Tuesday, September 11, 2012
Eleven years since 911
Each of us, the citizens of the United States alive and aware on September 11, 2001, has his own intimacy with that day. I know I do.
An early morning phone call. That is how the day began. I was still abed. Awake, but abed. It was a reckless time in life. Mahatma Candy daze.
The call was my roommate's mother. Calling from Texas to speak to her son. "They've flown a plane into the Trade Towers!"
I flicked on the tube and watched while I got dressed for work. Two horrific smudge towers, belching Void-black smoke. My first thought: "My God! There are people in there!" Then, realizing this was not a bizarre chance event but an act of savagery, this brain-freezer: "The people who did this really hate us."
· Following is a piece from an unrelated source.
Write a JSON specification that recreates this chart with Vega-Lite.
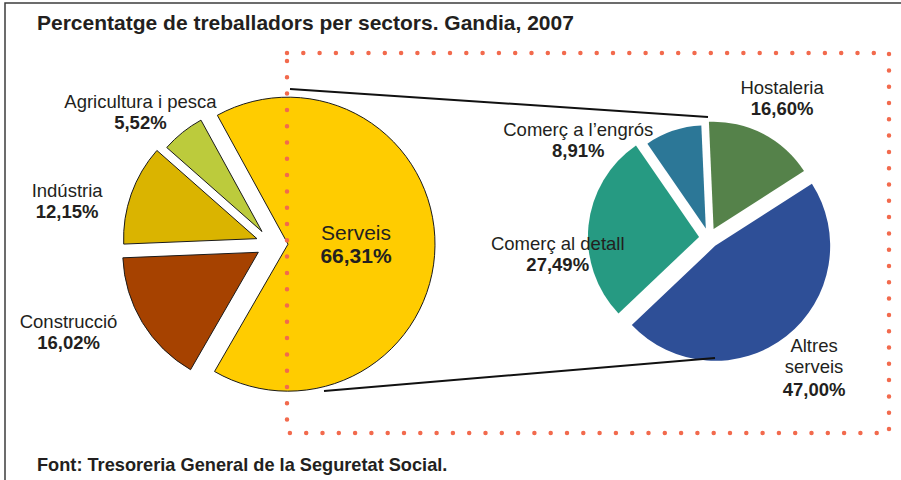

At work, people watched the television in the weight room. 'Twas a day of Fate. I watched for a bit.
Human memory is a malleable substance; we do the best we can with Truth. But I believe even as I watched the towers burn, I knew what to expect from my people --the people of the United States --and I dreaded it.
Strike up the band and people will dance. Not all, but many. There are always dancers, waiting for someone to call the tune.
Not me. I won't dance.
I'll sing, though.
Eleven years have delivered fear to reality. Eleven years of war. Eleven years of jingo-hooliganism. Eleven years of Islamophobia.
I wonder: what did bin Laden hope to achieve?
Nothing good has come of 911. There is no silver lining to it.